Esse entendimento é o de que a constituição de uma agenda de pesquisa, além de uma tarefa científica, é também uma decisão política de uma instituição universitária, na medida em que o ato de decidir o que pesquisar é acionar não só justificativas de natureza teórico-epistêmica para identificar aspectos a serem conhecidos e transformados em saber sistematizado, mas também uma posição valorativa no mundo a pautar o debate público e democrático. Essa decisão está atrelada, então, à capacidade de garantir a sustentabilidade da pesquisa pela possibilidade de associar esse saber-fazer especializado – sob a gestão da universidade e de competência de pesquisadores situados nas exigências de um dado campo científico – a uma ação institucional que provoque rupturas, pavimente alternativas e colabore com a ação institucional de outros espaços e entidades públicas interessadas em garantir o desenvolvimento de um território ou região.

A comunicação entre a Amazônia brasileira e o Caribe apresenta possibilidades de investigação estratégica para a consolidação de um campo de estudos que tem na cultura um elemento central para a compreensão de processos sociais, políticos, territoriais e econômicos – processos esses que singularizam o Amapá como formação social por excelência da comunicação entre Amazônia e Caribe. Ao mesmo tempo, construir conhecimento para a compreensão das práticas e dinâmicas socioculturais que produzem uma realidade povoada pela inter-relação entre culturas ameríndias, africanas, europeias e asiáticas e suas respectivas confluências globais e locais se apresenta como possibilidade de integração regional pela via da produção de conhecimento, desde as realidades e contextos singulares que marcam essa região onde Amazônia e Caribe se encontram e se entrelaçam pela via de marcas, práticas, processos e perspectivas culturais originais.

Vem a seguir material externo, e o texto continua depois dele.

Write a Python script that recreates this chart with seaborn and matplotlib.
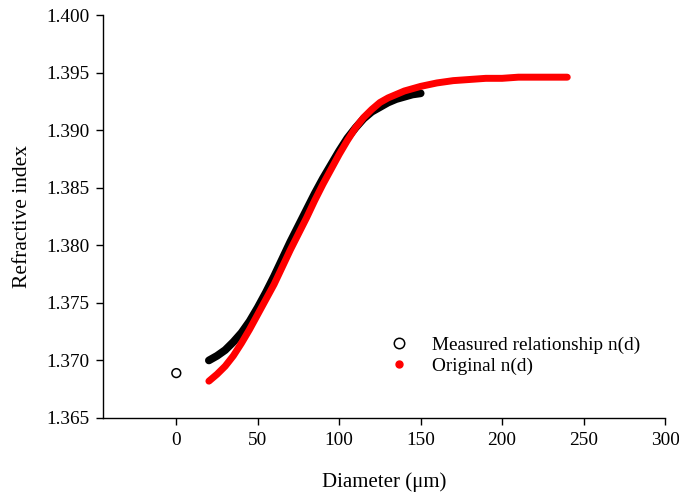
import matplotlib
matplotlib.use("Agg")
import matplotlib.pyplot as plt
from matplotlib.lines import Line2D
import seaborn as sns
import pandas as pd

# Measured relationship n(d)
meas_d = [20, 25, 30, 35, 40, 45, 50, 55, 60, 65, 70, 75, 80, 85, 90, 95, 100, 105, 110,
          115, 120, 125, 130, 135, 140, 145, 150]
meas_n = [1.3700, 1.3704, 1.3709, 1.3716, 1.3724, 1.3734, 1.3746, 1.3759, 1.3773, 1.3788,
          1.3803, 1.3817, 1.3831, 1.3845, 1.3858, 1.3870, 1.3882, 1.3893, 1.3902, 1.3910,
          1.3916, 1.3920, 1.3924, 1.3927, 1.3929, 1.3931, 1.3932]
# isolated measured point
meas_extra_d = [0]
meas_extra_n = [1.3689]

# Original n(d)
orig_d = [20, 25, 30, 35, 40, 45, 50, 55, 60, 65, 70, 75, 80, 85, 90, 95, 100, 105, 110,
          115, 120, 125, 130, 135, 140, 145, 150, 160, 170, 180, 190, 200, 210, 220, 230, 240]
orig_n = [1.3682, 1.3688, 1.3695, 1.3704, 1.3715, 1.3727, 1.3740, 1.3753, 1.3766, 1.3781,
          1.3796, 1.3810, 1.3824, 1.3839, 1.3853, 1.3866, 1.3879, 1.3891, 1.3902, 1.3911,
          1.3918, 1.3924, 1.3928, 1.3931, 1.3934, 1.3936, 1.3938, 1.3941, 1.3943, 1.3944,
          1.3945, 1.3945, 1.3946, 1.3946, 1.3946, 1.3946]

x_ticks = [0, 50, 100, 150, 200, 250, 300]
y_ticks = [1.365, 1.370, 1.375, 1.380, 1.385, 1.390, 1.395, 1.400]

sns.set_style("ticks")
plt.rcParams['font.family'] = ['Liberation Serif', 'DejaVu Serif']
plt.rcParams['text.color'] = 'black'
plt.rcParams['axes.labelcolor'] = 'black'
plt.rcParams['xtick.color'] = 'black'
plt.rcParams['ytick.color'] = 'black'

fig = plt.figure(figsize=(6.79, 4.97), dpi=100)
ax = fig.add_axes([103/679, 1-418/497, (665-103)/679, (418-15)/497])

df_meas = pd.DataFrame({"d": meas_d, "n": meas_n})
df_orig = pd.DataFrame({"d": orig_d, "n": orig_n})
df_extra = pd.DataFrame({"d": meas_extra_d, "n": meas_extra_n})

sns.lineplot(data=df_meas, x="d", y="n", ax=ax, color="black", linewidth=5.6,
             solid_capstyle="round", solid_joinstyle="round", sort=False, legend=False)
sns.lineplot(data=df_orig, x="d", y="n", ax=ax, color="#ff0000", linewidth=5.0,
             solid_capstyle="round", solid_joinstyle="round", sort=False, legend=False)
sns.scatterplot(data=df_extra, x="d", y="n", ax=ax, marker="o", s=40,
                facecolor="none", edgecolor="black", linewidth=1.1, legend=False)

ax.set_xlim(-45, 300)
ax.set_ylim(1.365, 1.400)
ax.set_xticks(x_ticks)
ax.set_xticklabels([str(v) for v in x_ticks])
ax.set_yticks(y_ticks)
ax.set_yticklabels([f"{v:.3f}" for v in y_ticks])
ax.tick_params(axis="both", direction="out", length=5, width=1, labelsize=13.9,
               colors="black", pad=5)
for side in ["top", "right"]:
    ax.spines[side].set_visible(False)
for side in ["left", "bottom"]:
    ax.spines[side].set_color("black")
    ax.spines[side].set_linewidth(1)

ax.set_xlabel("Diameter (\u03bcm)", fontsize=15, labelpad=17)
ax.set_ylabel("Refractive index", fontsize=15.5, labelpad=10)

handles = [
    Line2D([], [], linestyle="none", marker="o", markersize=7.5, markerfacecolor="none",
           markeredgecolor="black", markeredgewidth=1.1),
    Line2D([], [], linestyle="none", marker="o", markersize=5, markerfacecolor="#ff0000",
           markeredgecolor="#ff0000"),
]
ax.legend(handles, ["Measured relationship n(d)", "Original n(d)"], loc="upper left",
          bbox_to_anchor=(0.499, 0.203), frameon=False, fontsize=13.9,
          handlelength=1.6, handletextpad=0.91, borderpad=0, borderaxespad=0,
          labelspacing=0.2)

fig.savefig("out.png", dpi=100)
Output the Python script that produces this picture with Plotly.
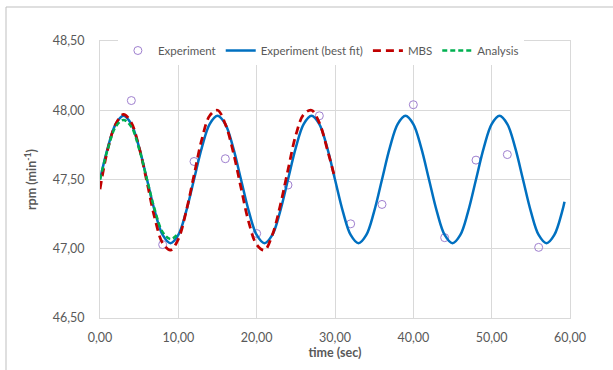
import plotly.graph_objects as go

# ---------------- data ----------------
exp_t = [4, 8, 12, 16, 20, 24, 28, 32, 36, 40, 44, 48, 52, 56]
exp_rpm = [48.07, 47.03, 47.63, 47.65, 47.11, 47.46, 47.96, 47.18, 47.32,
           48.04, 47.08, 47.64, 47.68, 47.01]

fit_t = list(range(0, 60)) + [59.3]
fit_rpm = [
    47.50, 47.73, 47.90, 47.96, 47.90, 47.73, 47.50, 47.27, 47.10, 47.04, 47.10, 47.27,
    47.50, 47.73, 47.90, 47.96, 47.90, 47.73, 47.50, 47.27, 47.10, 47.04, 47.10, 47.27,
    47.50, 47.73, 47.90, 47.96, 47.90, 47.73, 47.50, 47.27, 47.10, 47.04, 47.10, 47.27,
    47.50, 47.73, 47.90, 47.96, 47.90, 47.73, 47.50, 47.27, 47.10, 47.04, 47.10, 47.27,
    47.50, 47.73, 47.90, 47.96, 47.90, 47.73, 47.50, 47.27, 47.10, 47.04, 47.10, 47.27,
    47.34,
]

mbs_t = list(range(0, 30)) + [29.9]
mbs_rpm = [
    47.43, 47.72, 47.90, 47.97, 47.91, 47.73, 47.48, 47.22, 47.04, 46.99, 47.07, 47.27,
    47.53, 47.79, 47.96, 48.00, 47.90, 47.70, 47.44, 47.19, 47.03, 46.99, 47.10, 47.31,
    47.57, 47.82, 47.97, 48.00, 47.91, 47.72, 47.53,
]

ana_t = list(range(0, 11))
ana_rpm = [47.50, 47.72, 47.88, 47.93, 47.88, 47.72, 47.50, 47.28, 47.12, 47.07, 47.11]

x_ticks = [0, 10, 20, 30, 40, 50, 60]
x_labels = ["0,00", "10,00", "20,00", "30,00", "40,00", "50,00", "60,00"]
y_ticks = [46.5, 47.0, 47.5, 48.0, 48.5]
y_labels = ["46,50", "47,00", "47,50", "48,00", "48,50"]

# ---------------- figure ----------------
FONT = "Lato"
TXT = "#595959"
GRID = "#D9D9D9"

fig = go.Figure()
fig.add_trace(go.Scatter(
    x=exp_t, y=exp_rpm, mode="markers", name="Experiment",
    marker=dict(symbol="circle-open", size=8, color="#9F80CF", line=dict(width=1, color="#9F80CF")),
))
fig.add_trace(go.Scatter(
    x=fit_t, y=fit_rpm, mode="lines", name="Experiment (best fit)",
    line=dict(color="#0070C0", width=2.5, shape="spline", smoothing=1.0),
))
fig.add_trace(go.Scatter(
    x=mbs_t, y=mbs_rpm, mode="lines", name="MBS",
    line=dict(color="#C00000", width=2.75, dash="8px,5px", shape="spline", smoothing=1.0),
))
fig.add_trace(go.Scatter(
    x=ana_t, y=ana_rpm, mode="lines", name="Analysis",
    line=dict(color="#00B050", width=2.5, dash="5px,3px", shape="spline", smoothing=1.0),
))

# outer chart-area frame (only left and top edges are visible in the picture)
fig.add_shape(type="rect", xref="paper", yref="paper",
              x0=-0.2, x1=2.0, y0=-1.0, y1=1.1227,
              line=dict(color="#BFBFBF", width=1), layer="below")

fig.update_layout(
    width=613, height=370,
    margin=dict(l=100, r=43, t=41, b=52),
    paper_bgcolor="white", plot_bgcolor="white",
    font=dict(family=FONT, size=12, color=TXT),
    showlegend=True,
    legend=dict(
        orientation="h", x=0.47, xanchor="center", y=1.018, yanchor="top",
        bgcolor="white", font=dict(family=FONT, size=11.5, color=TXT),
        itemwidth=30, tracegroupgap=0,
    ),
    xaxis=dict(
        range=[0, 60], tickvals=x_ticks, ticktext=x_labels,
        showgrid=True, gridcolor=GRID, gridwidth=1, zeroline=False,
        showline=True, mirror=True, linecolor=GRID, linewidth=1,
        ticks="", ticklabelstandoff=8,
        tickfont=dict(family=FONT, size=12.5, color=TXT),
        title=dict(text="<b>time (sec)</b>", font=dict(family=FONT, size=12.5, color=TXT), standoff=4),
    ),
    yaxis=dict(
        range=[46.5, 48.5], tickvals=y_ticks, ticktext=y_labels,
        showgrid=True, gridcolor=GRID, gridwidth=1, zeroline=False,
        showline=True, mirror=True, linecolor=GRID, linewidth=1,
        ticks="", ticklabelstandoff=12,
        tickfont=dict(family=FONT, size=12.5, color=TXT),
        title=dict(text="<b>rpm (min<sup>-1</sup>)</b>", font=dict(family=FONT, size=12.5, color=TXT), standoff=13),
    ),
)

fig.write_html(
    "out.html",
    config={"displayModeBar": False},
    post_script="document.body.style.margin='0';document.body.style.padding='0';",
)
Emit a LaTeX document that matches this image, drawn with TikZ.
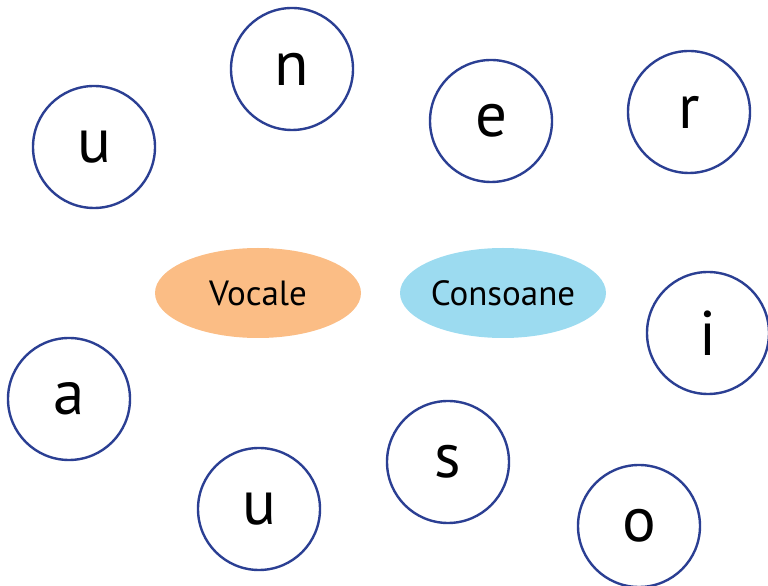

A proposta de uma agenda de Estudos Interdisciplinares em Cultura surgiu a partir da necessidade e da possibilidade de compreender o território do Amapá como intersecção entre Caribe e Amazônia a partir da pesquisa no campo da cultura e suas implicações nas esferas sociais, políticas e econômicas. A Universidade Federal do Amapá, na região, tem se empenhado a construir relações institucionais para cooperação técnico-científica na região do Platô das Guianas. Nessa perspectiva, o Programa de Mestrado em Estudos de Cultura e Política contribui nesse processo de desenvolvimento institucional da UNIFAP, no trabalho de produzir conhecimento sobre a região, porém ressaltando a esfericidade de sua formação social nessa intersecção, única em toda a América Latina, entre sociedade amazônica e cultura caribenha.

A institucionalização de uma agenda de investigação permanente e sustentável de estudos de cultura e política se apresenta assim como possibilidade de consolidação e fortalecimento das redes de pesquisa do estado do Amapá no contexto regional, visando sobretudo discutir e dialogar acerca das especificidades, diferenças e verossimilhanças em diálogo situado nos estudos das práticas e processos socioculturais. Atualmente, a Universidade Federal do Amapá tem cooperação na região da Amazônia Caribenha com cinco outras universidades, além de uma rede de universidades na América Latina e Europa. O estreitamento das redes de cooperação dos países, por meio de programas de pós-graduação e pesquisadores, não só garante diálogo inter-regional como se torna uma via à internacionalização da área de estudos sobre cultura e política na Amazônia Caribenha, garantindo inserção no circuito de produção científica na área de Estudos Interdisciplinares em Cultura.